The bureau’s ranks were shocked recently when Nelson W. (Bill) Plummer resigned as director of the Lower Colorado Region in Boulder City, Nev. Plummer was told this spring that he would be reassigned to Denver in June. He did not want to go to Denver, and gave up a 25-year career with the bureau rather than be moved.

The attempt to transfer Plummer after less than four years in Boulder City came at a particularly inappropriate time--just before the celebration of the 50th anniversary of Hoover Dam, the keystone of the bureau’s vast reclamation works in the West. Plummer said that he will remain in the Las Vegas area, and in the water business.

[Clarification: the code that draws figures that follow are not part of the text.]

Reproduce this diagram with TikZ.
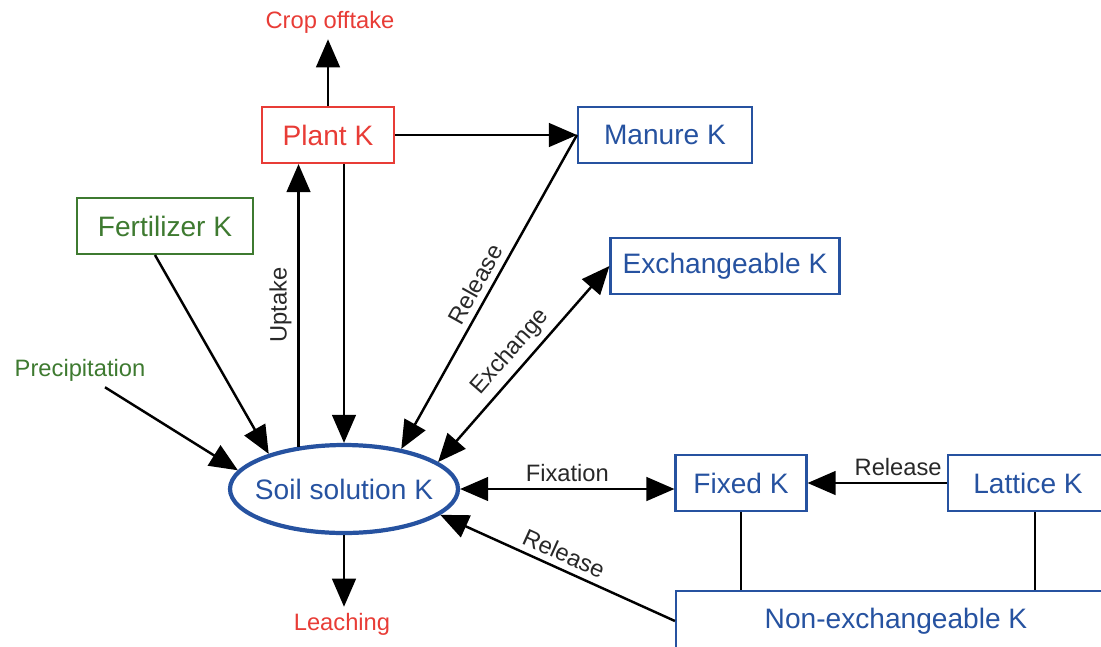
\documentclass[tikz,border=0pt]{standalone}
\usepackage{fontspec}
\setmainfont{Liberation Sans}
\usetikzlibrary{arrows.meta,positioning,shapes.geometric}
\definecolor{kred}{RGB}{232,60,54}
\definecolor{kblue}{RGB}{38,82,160}
\definecolor{kgreen}{RGB}{62,122,48}
\definecolor{kdark}{RGB}{40,40,40}
\def\px{0.02cm}

\begin{document}
\begin{tikzpicture}[x=\px,y=-\px,>={Triangle[length=16pt,width=13.5pt]}]
\tikzstyle{pool}=[draw,line width=1.2pt,minimum height=56*\px,font=\fontsize{16}{19}\selectfont]
\tikzstyle{flow}=[->,line width=1.4pt]
\tikzstyle{tag}=[font=\fontsize{13.5}{16}\selectfont,text=kdark]
\tikzstyle{ext}=[font=\fontsize{13.5}{16}\selectfont]
\useasboundingbox (0,0) rectangle (1101,646);
\clip (0,0) rectangle (1101,646);
% pools
\node[pool,draw=kred,text=kred,minimum width=132*\px] (plant) at (328,135) {Plant K};
\node[pool,draw=kblue,text=kblue,minimum width=174*\px] (manure) at (665,135) {Manure K};
\node[pool,draw=kgreen,text=kgreen,minimum width=176*\px] (fert) at (165,226) {Fertilizer K};
\node[pool,draw=kblue,text=kblue,minimum width=229*\px] (exch) at (725,266) {Exchangeable K};
\node[pool,draw=kblue,text=kblue,minimum width=131*\px] (fixed) at (741,483) {Fixed K};
\node[pool,draw=kblue,text=kblue,minimum width=160*\px] (lattice) at (1028,483) {Lattice K};
\node[pool,draw=kblue,text=kblue,minimum width=440*\px,minimum height=60*\px] (nonex) at (896,621) {Non-exchangeable K};
\node[ellipse,draw=kblue,line width=2.4pt,text=kblue,inner xsep=-5pt,inner ysep=0pt,minimum width=228*\px,minimum height=88*\px,font=\fontsize{16}{19}\selectfont] (soil) at (344,489) {Soil solution K};
% inputs and losses
\node[ext,text=kred] (crop) at (330,22) {Crop offtake};
\node[ext,text=kred] (leach) at (342,624) {Leaching};
\node[ext,text=kgreen] (precip) at (80,370) {Precipitation};
% flows
\draw[flow] (plant.north) -- (plant.north |- crop.south);
\draw[flow] (plant.east) -- (manure.west);
\draw[flow] ([xshift=-10*\px]fert.south) -- (soil.155);
\draw[flow] ([xshift=25*\px]precip.south) -- (soil.170);
\draw[flow] (soil.137) -- node[tag,sloped,above]{Uptake} (soil.137 |- plant.south);
\draw[flow] (plant.south -| soil.north) -- (soil.north);
\draw[flow] (manure.west) -- node[tag,sloped,above]{Release} (soil.35);
\draw[flow,<->] (soil.16) -- node[tag,sloped,above]{Exchange} (exch.west);
\draw[flow,<->] (soil.east) -- node[tag,above]{Fixation} (soil.east -| fixed.west);
\draw[flow] (lattice.west) -- node[tag,above,pos=0.35]{Release} (fixed.east);
\draw[flow] (nonex.west) -- node[tag,sloped,above]{Release} (soil.-15);
\draw[flow] (soil.south) -- (soil.south |- leach.north);
\draw[line width=1.4pt] (fixed.south) -- (fixed.south |- nonex.north);
\draw[line width=1.4pt] ([xshift=7*\px]lattice.south) -- ([xshift=7*\px]lattice.south |- nonex.north);
\end{tikzpicture}
\end{document}
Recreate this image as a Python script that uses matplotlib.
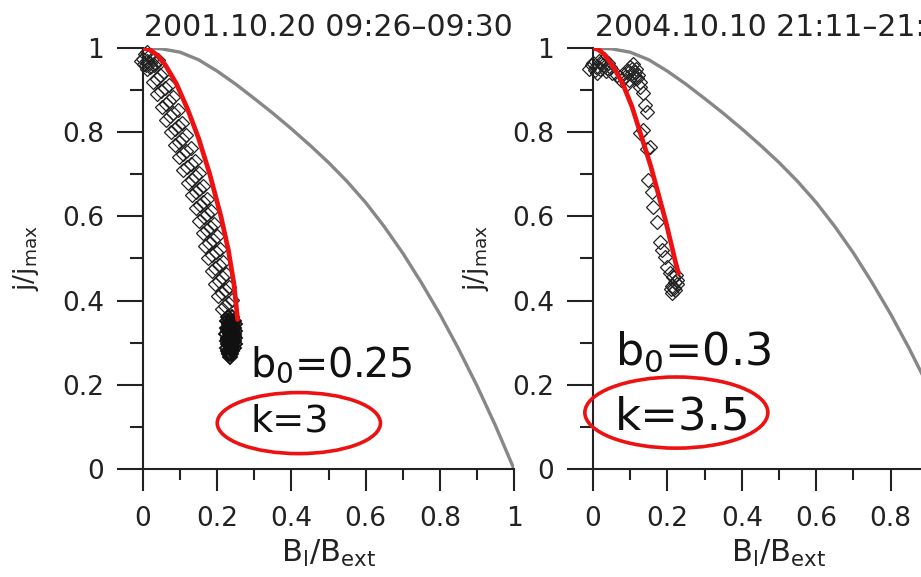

Clifford Barrett, who reportedly was transferred from Washington to Salt Lake City against his wishes in 1981, has been called back to Washington to serve as acting commissioner. At least two assistant commissioner jobs also are vacant. One Washington insider says that a clique of Broadbent political proteges has attempted to run the bureau in Jim Watt fashion, without the benefit of the institutional memory of old bureau hands. “The bureau is a shambles,” this source said.

Environmentalists who often deride the agency by calling it the Bureau of Wrecklamation probably would be delighted to see it paralyzed by depleted ranks and the inability to make decisions. But the bureau is too important to Western water interests to allow this situation to be tolerated any longer.